Некоторое время Бархатков сидел в изнеможении, словно шаман, истративший на контакт с духами слишком много сил. Потом на него накатил приступ болезненной любви ко всем этим сирым серовым, к своей жене, к рыжей Валентине с большой грудью.
Он вошел в спальню. Жена спала сном очень глубоким, которому способствуют только чистая совесть и чрезмерная усталость. Он поправил одеяло, хотя в этом не было никакой надобности, и решил лечь в другой комнате, чтобы не тревожить ее сон.
Внимание, проявленное к жене, растрогало Бархаткова до такой степени, что на глаза навернулись слезы. Он их не стеснялся. Он мог позволить себе многое из того, чего другие бы стеснялись или не понимали.
Что ж, в этот вечер, закончившийся поздней ночью, почти утром, случилось много необычного. Но ответы на многие вопросы были получены. Он – поэт, и тому есть веские доказательства. Эля – его жена. Серов повис обрывком грязной тучки где-то на периферии их светлой жизни. Пусть висит. Ах, да, чуть не забыл о ребенке… Ребенок, ребенок. Ребенок.
Эта мысль так и осталась пустой лакуной, вторглась в его богатый и тонкий мир полым клином, так и не ожила, не забродила ощущениями. Она даже не испортила настроения, как неприятность совершенно абстрактная. А поэты не дружат с абстрактным. Так-то, други.
Вот на этой мысли Бархатков и отключился, улыбнувшись совершенно детской, кристально-эгоистической улыбкой. Он безмятежно забылся сном в мире, который существовал только для него.
Я и мир… Забавно.
6
В декабре вдруг повеяло весною. Выпавший накануне и взявшийся было плотной коркой снег быстро растаял, стало свежо и влажно. По небу изо всех сил спешили куда-то, буквально летели в сладкие дали легкие светлые облака, в прорехах сияли ярко-голубые лоскуты вечности. По вечерам угрюмое городское небо было заляпано небрежными мазками все тех же растревоженных тучек, светлые стайки которых не знали отдыха ни днем ни ночью.

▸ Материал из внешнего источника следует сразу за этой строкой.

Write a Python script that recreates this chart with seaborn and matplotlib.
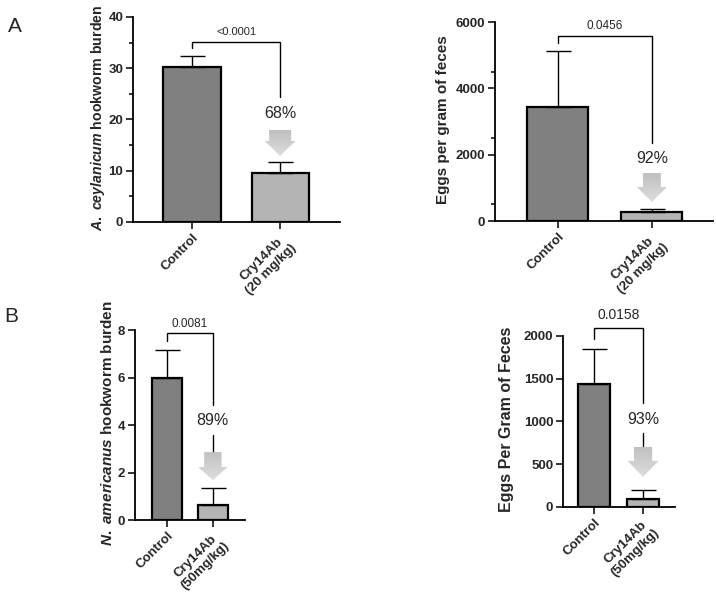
import numpy as np
import pandas as pd
import matplotlib
matplotlib.use("Agg")
import matplotlib.pyplot as plt
import matplotlib.patches as mpatches
import seaborn as sns

sns.set_style("ticks")
plt.rcParams['font.family'] = ['Liberation Sans', 'DejaVu Sans']
plt.rcParams['mathtext.fontset'] = 'custom'
plt.rcParams['mathtext.rm'] = 'Liberation Sans:bold'
plt.rcParams['mathtext.it'] = 'Liberation Sans:italic:bold'
plt.rcParams['mathtext.bf'] = 'Liberation Sans:bold'

# data
groups_a = ["Control", "Cry14Ab\n(20 mg/kg)"]
groups_b = ["Control", "Cry14Ab\n(50mg/kg)"]

burden_a = [30.3, 9.6]
burden_a_err = [2.15, 2.15]
epg_a = [3450, 270]
epg_a_err = [1675, 80]

burden_b = [6.0, 0.64]
burden_b_err = [1.16, 0.69]
epg_b = [1440, 95]
epg_b_err = [410, 100]

pvals = ["<0.0001", "0.0456", "0.0081", "0.0158"]
reductions = ["68%", "92%", "89%", "93%"]

ylabels = [r"$\mathit{A.\ ceylanicum}$ hookworm burden",
           "Eggs per gram of feces",
           r"$\mathit{N.\ americanus}$ hookworm burden",
           "Eggs Per Gram of Feces"]

dark = "#808080"
light = "#b4b4b4"

fig = plt.figure(figsize=(7.16, 5.98), dpi=100)


def draw_panel(rect, groups, means, errs, ylabel, ylfs, ymax, major, minor, xlim,
               label_x, bracket, ptext_y, pval, pfs, pct, pct_y, stem, arrow):
    ax = fig.add_axes(rect)
    df = pd.DataFrame({"group": groups, "value": means})
    sns.barplot(data=df, x="group", y="value", hue="group", palette=[dark, light],
                width=0.65, edgecolor="black", linewidth=1.6, errorbar=None,
                legend=False, ax=ax)
    ax.errorbar([0, 1], means, yerr=[np.zeros(2), errs], fmt="none", ecolor="black",
                elinewidth=1, capsize=9, capthick=1)

    # significance bracket
    left_end, top, right_end = bracket
    ax.plot([0, 0, 1, 1], [left_end, top, top, right_end], color="black", lw=1,
            clip_on=False, solid_joinstyle="miter")
    ax.text(0.5, ptext_y, pval, ha="center", va="center", fontsize=pfs)
    ax.text(1, pct_y, pct, ha="center", va="center", fontsize=11.5)
    if stem is not None:
        ax.plot([1, 1], stem, color="black", lw=1)

    # grey reduction arrow with a soft gradient
    a_top, a_tip, head_len, shaft_w, head_w = arrow
    arr = mpatches.FancyArrow(1, a_top, 0, -(a_top - a_tip), width=shaft_w,
                              head_width=head_w, head_length=head_len,
                              length_includes_head=True, facecolor="none",
                              edgecolor="none")
    ax.add_patch(arr)
    grad = np.linspace(0.75, 0.87, 50).reshape(-1, 1)
    im = ax.imshow(np.dstack([grad, grad, grad]), extent=[1 - head_w, 1 + head_w, a_tip, a_top],
                   aspect="auto", origin="upper", zorder=3)
    im.set_clip_path(arr)

    ax.set_xlim(*xlim)
    ax.set_ylim(0, ymax)
    ax.set_yticks(np.arange(0, ymax + 1e-9, major))
    if minor:
        ax.set_yticks(np.arange(minor, ymax, major), minor=True)
    ax.tick_params(axis="both", which="major", length=5, width=1.3, labelsize=9.5, pad=2)
    ax.tick_params(axis="y", which="minor", length=3, width=1.3)
    for lab in ax.get_yticklabels():
        lab.set_fontweight("bold")
    ax.set_xticks([0, 1])
    ax.set_xticklabels(groups, rotation=45, ha="right", rotation_mode="anchor",
                       fontweight="bold", fontsize=9.5, multialignment="center")
    ax.set_xlabel("")
    ax.set_ylabel(ylabel, fontsize=ylfs, fontweight="bold")
    ax.yaxis.set_label_coords(label_x, 0.51)
    for s in ["left", "bottom"]:
        ax.spines[s].set_linewidth(1.3)
        ax.spines[s].set_color("black")
    sns.despine(ax=ax)
    return ax


draw_panel([0.1858, 0.6288, 0.2891, 0.3428], groups_a, burden_a, burden_a_err, ylabels[0], 10.2,
           40, 10, 5, (-0.67, 1.68), -0.125,
           (33.9, 35.2, 24.4), 37.1, pvals[0], 8, reductions[0], 21.2, None,
           (17.95, 12.9, 2.9, 0.25, 0.35))

draw_panel([0.6913, 0.6304, 0.3045, 0.3328], groups_a, epg_a, epg_a_err, ylabels[1], 11,
           6000, 2000, 500, (-0.67, 1.65), -0.206,
           (5366, 5577, 2350), 5879, pvals[1], 8.5, reductions[1], 1870, None,
           (1447, 573, 452, 0.19, 0.32))

draw_panel([0.1885, 0.1304, 0.1536, 0.3177], groups_b, burden_b, burden_b_err, ylabels[2], 11,
           8, 2, None, (-0.70, 1.70), -0.18,
           (7.55, 7.86, 4.84), 8.25, pvals[2], 8.5, reductions[2], 4.21, (3.58, 2.86),
           (2.86, 1.68, 0.55, 0.38, 0.64))

draw_panel([0.7863, 0.1522, 0.1564, 0.2860], groups_b, epg_b, epg_b_err, ylabels[3], 11.5,
           2000, 500, None, (-0.63, 1.65), -0.4375,
           (1965, 2094, 1216), 2245, pvals[3], 10, reductions[3], 1018, (865, 702),
           (702, 351, 187, 0.37, 0.63))

fig.text(15 / 716, 1 - 26 / 598, "A", fontsize=15, ha="center", va="center")
fig.text(11 / 716, 1 - 316 / 598, "B", fontsize=15, ha="center", va="center")

fig.savefig("out.png", dpi=100)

Дела шли неважно, но это не очень волновало Бархаткова с тех пор, как он проснулся автором «Агорафобии». Ему было чем оправдаться даже на самом страшном суде, хотя денег в этой жизни данное сногсшибательное обстоятельство ему не прибавило.
Сначала Бархаткову казался абсолютно невероятным и нелепым нарушением каких-то фундаментальных законов бытия тот факт, что ничего вокруг не изменилось после того, как он познакомил с поэмой других людей, условно близких и безусловно неблизких. Реакция приятелей и недоброжелателей убеждала, что они видят перед собой что-то исключительное. Никто из тех, чье мнение хоть сколько-нибудь интересовало Сергея Сергеевича, не скрывал своего искреннего восхищения. Никто не сомневался, что поэма вот-вот выйдет, и тогда что-то сдвинется в этом нескладном мире (что именно думать не хотелось, это было мелочью в сравнении с тем, что он станет автором признанного шедевра). Бархатков был готов к славе, к тому, чтобы все разглядели, наконец, его подлинный масштаб.
Но поэма, которая говорила сама за себя, стараниями важных людей все не выходила и не выходила.
У нее начала складываться странная судьба. Со временем – это остро чувствовал Бархатков – вокруг «Агорафобии» стало сгущаться пространство, стал образовываться невидимый, но ощущаемый круг из того непроницаемого вещества, которым окольцованы мертвые зоны. Живую вещь, размноженную и разосланную всем, всем, всем, ограждали удушающим кольцом. Редакторы журналов отводили глаза, издатели не хотели обсуждать эту тему и невразумительно мычали.
Сначала это не очень волновало Бархаткова. Но напрасно потраченное время рождает отчаяние, отчаяние толкает к безумным поступкам, а безумные поступки приводят к одиночеству, которое ведет к еще большему одиночеству, потом к еще большему, а затем – к вечному. Неизвестно, кто первый опробовал прочность этой монолитной цепи, но ее неумолимая кандальная несгибаемость и железный привкус родили в душе поэта новую волну отчаяния. Бархатков, у которого появились даже не барские, а королевские замашки (он и чувствовал себя принцем голубой крови, законным наследником пустующего поэтического престола), быстро перессорился со всеми, с гибельным удовольствием не прощая никому ни намека на, якобы, сомнительные достоинства его поэмы. «Вы все завидуете мне», – нагло чеканил Бархатков, не повышая голоса, но и не отводя глаз.